Simon Broughton with Peter Gabriel at WOMAD 2000 (Photo by Alex Newby/Jon Lusk)

Songlines arrived in 1999, debuting at WOMAD that same year and establishing itself as the go-to magazine for global music, although even by 2001 it had to face one of its biggest challenges. Gramophone and all its sister titles had been bought by Haymarket and following 9/11 there were all-too-real discussions about whether Songlines should continue. “Don’t quote me on this,” says Simon, “but I remember a discussion with someone saying ‘we just feel that the interest in music around the world is not going to sustain after this event.’” He laughs: “Maybe there were too many axis-of-evil countries that we were featuring.” So, after just 12 issues, Songlines took a year off as those who were close to the magazine worked out a way of becoming independent, and it returned in a larger format – the original was A5 – in the summer of 2002.

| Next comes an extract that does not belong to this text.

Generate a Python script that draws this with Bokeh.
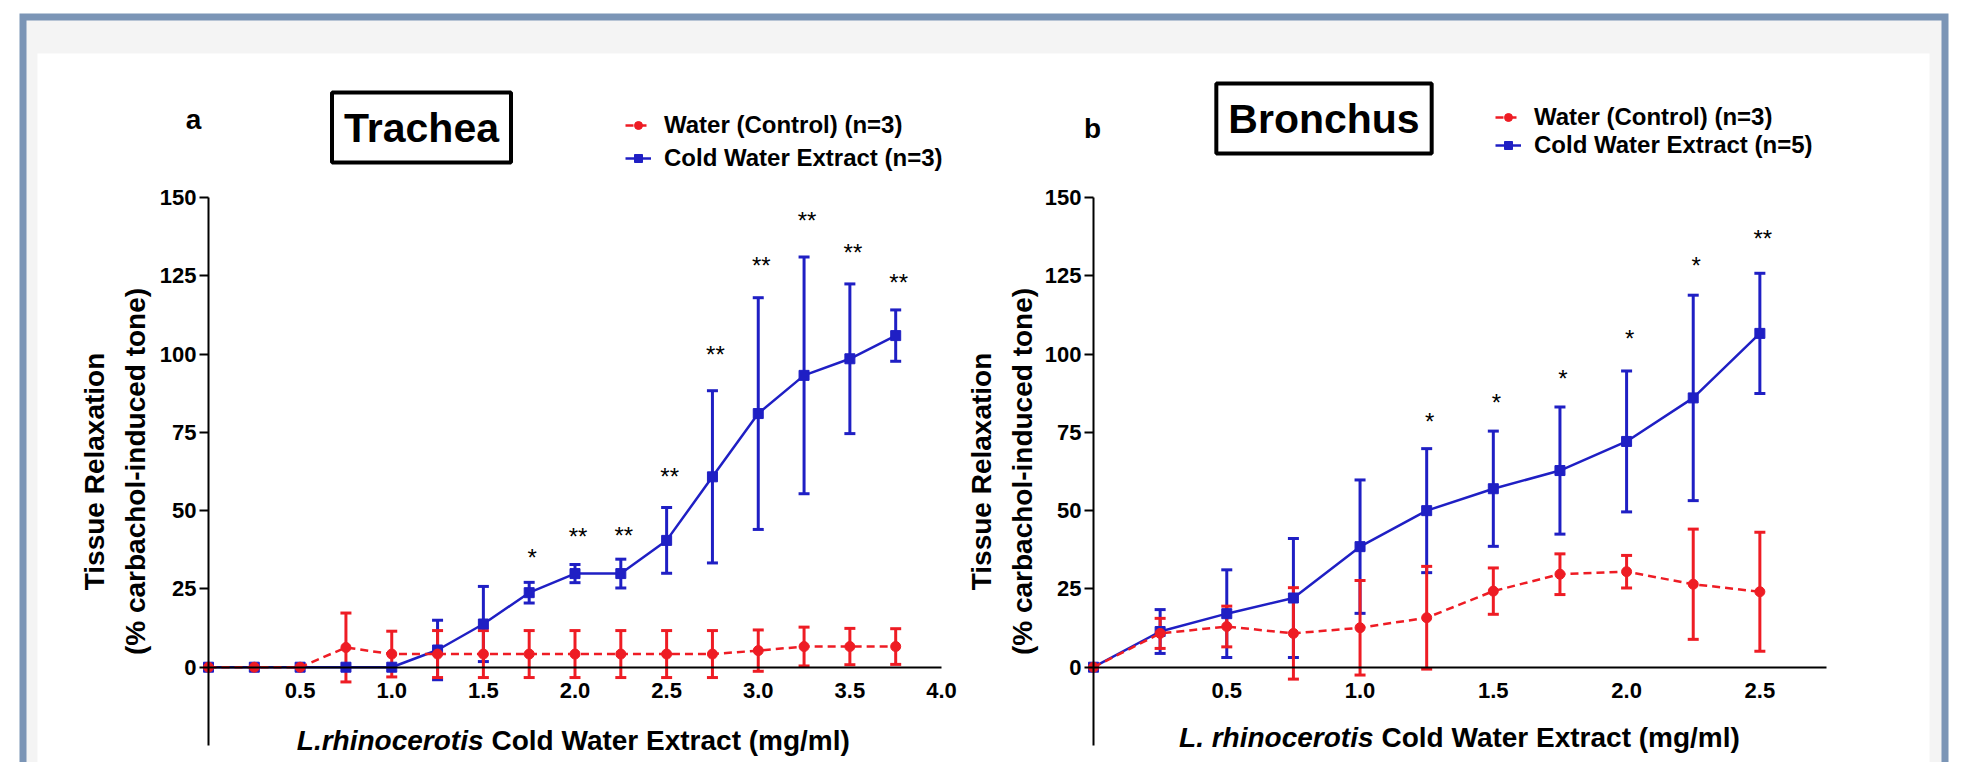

Why does Simon think it’s lasted 25 years while other music magazines haven’t? “There is clearly a big enough interest in what we still have to call ‘world music’, it’s become a part of regular music life. There are people interested in what music is out there, why it sounds the way it does, what its history is and who are the interesting new personalities and names. For me it’s always been that it’s not just about music, it’s about culture, politics and current affairs. Music is a way of looking at the world. That’s what I’ve always hammered on about in Songlines.”